Micro inverters convert each panel's energy separately into AC, which is advantageous for houses with a lot of shadowing. These inverters are typically located in a high traffic area or close to the switchboard. The micro inverters are located on the rooftop, securely with the panels.
AC and DC Circuit Breakers / Isolators
The function of the AC and DC circuit breakers are for system maintenance, customer's choice and emergency situations. These are possible to be switched on and off with a lever. They are usually mounted next to the inverter. In the case of micro inverters it will be placed next to the switchboard (depending on the installation).
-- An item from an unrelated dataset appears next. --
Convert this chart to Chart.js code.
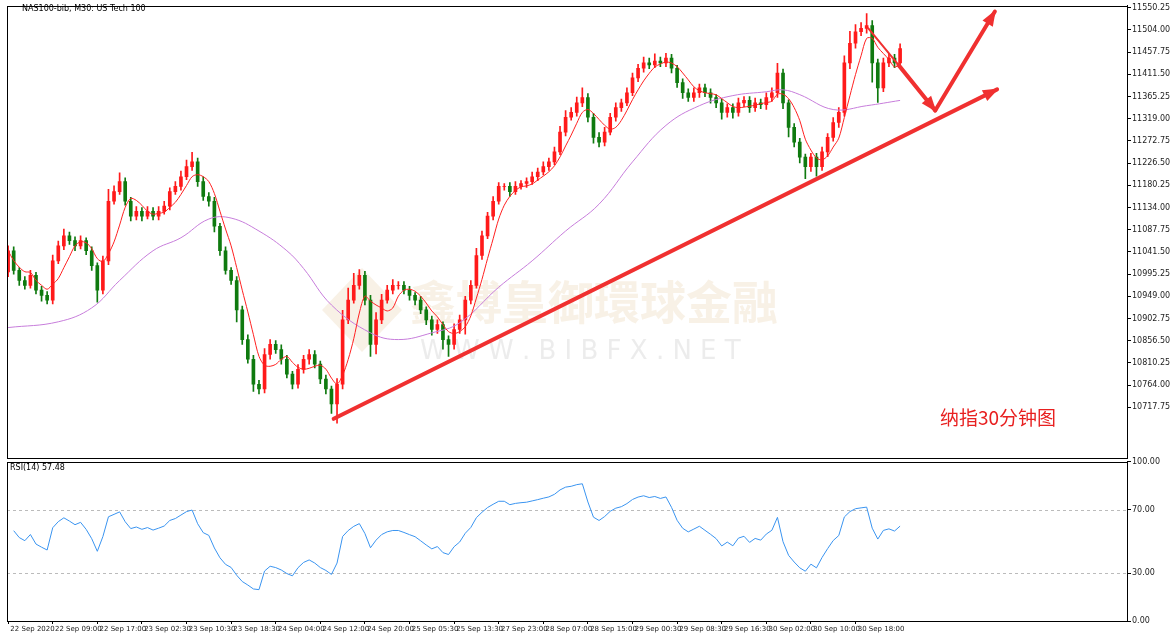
<!DOCTYPE html>
<html><head><meta charset="utf-8">
<script src="https://cdn.jsdelivr.net/npm/chart.js@4/dist/chart.umd.min.js"></script>
<style>
html,body{margin:0;padding:0;background:#fff;width:1170px;height:637px;overflow:hidden;font-family:"DejaVu Sans",sans-serif}
#p{position:absolute;left:0;top:0;width:1170px;height:464px}
#r{position:absolute;left:0;top:456px;width:1170px;height:181px}
#t1{position:absolute;left:22px;top:4px;font-size:8px;color:#000;font-family:"DejaVu Sans"}
#t2{position:absolute;left:10px;top:463px;font-size:8px;color:#000;font-family:"DejaVu Sans"}
#lab{position:absolute;left:940px;top:403px;font-size:19px;color:#e82020;font-family:"Noto Sans CJK SC",sans-serif}
</style></head><body>
<div id="p"><canvas id="cp"></canvas></div>
<div id="r"><canvas id="cr"></canvas></div>
<div id="t1">NAS100-bib, M30: US Tech 100</div>
<div id="t2">RSI(14) 57.48</div>
<div id="lab">纳指30分钟图</div>
<script>
const closes=[11044,11003,10982,10972,10993,10962,10951,10941,11023,11054,11075,11065,11054,11065,11044,11013,10962,11023,11147,11167,
11188,11147,11116,11126,11116,11126,11116,11126,11137,11167,11178,11198,11219,11229,11188,11157,11147,11095,11044,11003,
10982,10921,10859,10818,10766,10756,10828,10849,10838,10818,10787,10766,10797,10818,10828,10808,10777,10756,10725,10766,
10900,10941,10972,10993,10941,10849,10900,10941,10962,10972,10972,10962,10951,10941,10921,10900,10880,10890,10859,10849,
10880,10900,10941,10972,11034,11075,11116,11147,11178,11178,11167,11178,11184,11188,11198,11208,11219,11229,11250,11291,
11322,11332,11352,11363,11322,11280,11270,11291,11322,11342,11352,11373,11404,11424,11435,11431,11439,11435,11445,11424,
11394,11373,11363,11373,11383,11373,11363,11352,11332,11342,11332,11352,11357,11342,11352,11348,11363,11373,11414,11352,
11301,11270,11239,11219,11239,11219,11250,11280,11311,11332,11435,11476,11500,11507,11513,11435,11383,11435,11445,11435,11465];
const wickUp=[10,8,6,8,10,6,8,8,12,10,14,8,8,10,6,8,6,10,25,12,
18,8,8,10,8,10,8,10,10,8,10,12,14,20,8,10,8,8,6,8,
6,8,8,10,8,8,12,10,8,10,8,6,10,8,10,8,6,8,6,12,
20,25,25,12,8,10,15,12,10,12,8,8,8,6,8,6,8,10,6,8,
12,10,8,10,15,10,8,10,8,6,8,10,6,8,10,8,10,8,10,12,
14,10,12,20,8,8,10,10,8,10,8,10,10,8,12,10,15,8,10,8,
6,8,8,10,8,8,8,6,8,8,8,10,8,8,10,8,10,10,20,8,
6,8,8,6,8,8,10,8,10,10,15,25,15,12,25,10,8,10,10,8,10];
const wickDn=[10,8,10,8,6,8,12,8,8,6,8,8,10,6,8,10,25,8,8,6,
6,8,10,8,10,6,8,8,6,8,6,8,6,8,10,8,10,12,10,8,
8,25,10,8,15,10,8,10,8,10,8,10,8,8,10,8,10,10,20,40,
10,8,6,8,10,25,20,8,6,8,8,8,10,10,8,10,12,8,20,25,
10,8,30,8,6,8,6,8,6,8,10,6,6,8,6,8,6,8,6,6,
8,6,8,8,10,12,10,8,6,8,8,6,6,8,8,8,6,8,8,10,
10,12,8,8,10,8,12,10,14,10,12,8,8,10,8,8,10,8,10,12,
20,10,12,25,10,20,8,10,8,10,8,12,10,8,10,40,30,8,8,10,8];
const purpleIdx=[0,9,15,20,26,31,36,40,45,50,53,58,65,70,76,81,88,94,100,106,112,118,124,130,136,139,142,148,154,160];
const purpleVal=[10884,10896,10925,10982,11044,11071,11110,11112,11085,11044,11007,10931,10873,10859,10873,10894,10968,11023,11085,11141,11229,11305,11346,11367,11375,11379,11369,11338,11346,11357];
const xLabels=["22 Sep 2020","22 Sep 09:00","22 Sep 17:00","23 Sep 02:30","23 Sep 10:30","23 Sep 18:30","24 Sep 04:00","24 Sep 12:00","24 Sep 20:00","25 Sep 05:30","25 Sep 13:30","27 Sep 23:00","28 Sep 07:00","28 Sep 15:00","29 Sep 00:30","29 Sep 08:30","29 Sep 16:30","30 Sep 02:00","30 Sep 10:00","30 Sep 18:00"];
const priceTicks=[11550.25,11504.00,11457.75,11411.50,11365.25,11319.00,11272.75,11226.50,11180.25,11134.00,11087.75,11041.50,10995.25,10949.00,10902.75,10856.50,10810.25,10764.00,10717.75];
const rsiTicks=[0,30,70,100];
const trendLine=[[58.4,10694],[177.4,11380]];
const thinLine=[[154.3,11507],[159.7,11431]];
const downArrow=[[159.7,11431],[166.3,11336]];
const upArrow=[[166.3,11336],[177,11542]];

const opens=closes.map((c,i)=>i===0?11000:closes[i-1]);
const bodies=closes.map((c,i)=>({x:i,y:[opens[i],c]}));
const wicks=closes.map((c,i)=>({x:i,y:[Math.min(opens[i],c)-wickDn[i],Math.max(opens[i],c)+wickUp[i]]}));
const cols=closes.map((c,i)=>c>=opens[i]?'#ff1a1a':'#0f7a0f');
const ma=closes.map((c,i)=>{const s=closes.slice(Math.max(0,i-4),i+1);return {x:i,y:s.reduce((a,b)=>a+b,0)/s.length};});
const rsi=[];let ag=12,al=6;
for(let i=1;i<closes.length;i++){const d=closes[i]-closes[i-1];const g=Math.max(d,0),l=Math.max(-d,0);
 ag=(ag*13+g)/14;al=(al*13+l)/14;rsi.push({x:i,y:100-100/(1+ag/al)});}

const XMIN=-0.2,XMAX=200.7;
const frame={id:'frame',afterDraw(c){const a=c.chartArea,x=c.ctx;x.save();x.strokeStyle='#000';x.lineWidth=1;x.strokeRect(Math.round(a.left)+0.5,Math.round(a.top)+0.5,Math.round(a.right-a.left),Math.round(a.bottom-a.top));x.restore();}};
function arrow(ctx,xs,ys,p,w,head){const a=[xs.getPixelForValue(p[0][0]),ys.getPixelForValue(p[0][1])],b=[xs.getPixelForValue(p[1][0]),ys.getPixelForValue(p[1][1])];
 ctx.strokeStyle=ctx.fillStyle='#f03030';ctx.lineWidth=w;ctx.beginPath();ctx.moveTo(a[0],a[1]);ctx.lineTo(b[0],b[1]);ctx.stroke();
 if(head){const ang=Math.atan2(b[1]-a[1],b[0]-a[0]);ctx.beginPath();ctx.moveTo(b[0]+2*Math.cos(ang),b[1]+2*Math.sin(ang));
 ctx.lineTo(b[0]-14*Math.cos(ang)+6*Math.sin(ang),b[1]-14*Math.sin(ang)-6*Math.cos(ang));
 ctx.lineTo(b[0]-14*Math.cos(ang)-6*Math.sin(ang),b[1]-14*Math.sin(ang)+6*Math.cos(ang));ctx.closePath();ctx.fill();}}
const deco={id:'deco',beforeDatasetsDraw(c){const x=c.ctx;x.save();x.fillStyle='rgba(225,190,140,0.22)';
 x.beginPath();x.moveTo(322,310);x.lineTo(362,268);x.lineTo(402,310);x.lineTo(362,352);x.closePath();x.fill();
 x.font='bold 46px "Noto Sans CJK SC"';x.textBaseline='middle';x.fillText('鑫博皇御環球金融',410,302);
 x.fillStyle='rgba(200,200,200,0.35)';x.font='26px "DejaVu Sans"';x.fillText('W W W . B I B F X . N E T',420,352);x.restore();},
 afterDatasetsDraw(c){const x=c.ctx,xs=c.scales.x,ys=c.scales.y;x.save();x.lineCap='round';
 arrow(x,xs,ys,trendLine,4,true);arrow(x,xs,ys,thinLine,2,false);arrow(x,xs,ys,downArrow,4,true);arrow(x,xs,ys,upArrow,4,true);x.restore();}};

const yTickFont={size:8,family:'DejaVu Sans'};
new Chart(document.getElementById('cp'),{type:'bar',
 data:{datasets:[
  {type:'line',data:ma,borderColor:'#ff2020',borderWidth:1,pointRadius:0,tension:0.3,order:0},
  {type:'line',data:purpleIdx.map((v,i)=>({x:v,y:purpleVal[i]})),borderColor:'#c77ddb',borderWidth:1,pointRadius:0,tension:0.4,order:0},
  {data:bodies,backgroundColor:cols,barThickness:3,grouped:false,order:1},
  {data:wicks,backgroundColor:cols,barThickness:1,grouped:false,order:2}]},
 options:{responsive:true,maintainAspectRatio:false,animation:false,events:[],
  layout:{padding:{left:7,top:0,bottom:0,right:0}},
  plugins:{legend:{display:false},tooltip:{enabled:false}},
  scales:{x:{type:'linear',min:XMIN,max:XMAX,offset:false,display:false},
   y:{position:'right',min:10612,max:11554,afterBuildTicks:s=>{s.ticks=priceTicks.map(v=>({value:v}));},afterFit:s=>{s.width=43;},
    grid:{drawOnChartArea:false,tickLength:4,color:'#000'},border:{color:'#000'},
    ticks:{color:'#222',font:yTickFont,padding:1,callback:v=>v.toFixed(2)}}}},
 plugins:[frame,deco]});

const dash={id:'dash',beforeDatasetsDraw(c){const x=c.ctx,ys=c.scales.y,a=c.chartArea;x.save();x.strokeStyle='#bbb';x.setLineDash([3,3]);x.lineWidth=1;
 [30,70].forEach(v=>{const y=Math.round(ys.getPixelForValue(v))+0.5;x.beginPath();x.moveTo(a.left,y);x.lineTo(a.right,y);x.stroke();});x.restore();}};
new Chart(document.getElementById('cr'),{type:'line',
 data:{datasets:[{data:rsi,borderColor:'#3a94f0',borderWidth:1,pointRadius:0,tension:0}]},
 options:{responsive:true,maintainAspectRatio:false,animation:false,events:[],
  layout:{padding:{left:7,top:0,bottom:0,right:0}},
  plugins:{legend:{display:false},tooltip:{enabled:false}},
  scales:{x:{type:'linear',min:XMIN,max:XMAX,offset:false,afterBuildTicks:s=>{s.ticks=xLabels.map((l,k)=>({value:k*8}));},afterFit:s=>{s.height=16;},
    grid:{drawOnChartArea:false,tickLength:3,color:'#000'},border:{color:'#000'},
    ticks:{align:'start',autoSkip:false,maxRotation:0,color:'#222',font:{size:7,family:'DejaVu Sans'},padding:1,callback:v=>' '+xLabels[v/8]}},
   y:{position:'right',min:0,max:100,afterBuildTicks:s=>{s.ticks=rsiTicks.map(v=>({value:v}));},afterFit:s=>{s.width=43;},
    grid:{drawOnChartArea:false,tickLength:4,color:'#000'},border:{color:'#000'},
    ticks:{color:'#222',font:yTickFont,padding:1,callback:v=>v.toFixed(2)}}}},
 plugins:[frame,dash]});
</script></body></html>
These railing or racking systems are mounted to the roof to secure your solar panels and other relevant equipment to it. These rails are designed to withstand the elements and securely hold the weight of the solar system.
Some systems are ground mounted and will still be secured to these raking systems and the tracking/railing is secured to either roof or ground to installer discretion.
The structural integrity of a roof and the point of attachment may need to be verified by a structural certification and/or building approvals.
When you look at your first solar bill you will notice a new item on this bill: Renewable Energy. To understand how this works you need to understand that the credit per unit (a rebate at around 9 cents per unit) is not the only financial benefit you are receiving. Your meter is not able to calculate what you consume before it reachers your meter.
You can do this by using the following calculation:
- E-Total - total exported = savings before rebate
- 2100 kWh - 1000 kWh = 1100 kWh
Now you need to remember that you would have paid the normal rate for what you now saved. Therefore:
- 1100 kWh x 24 cents = $264
So you save before rebate and you can add that to your total savings.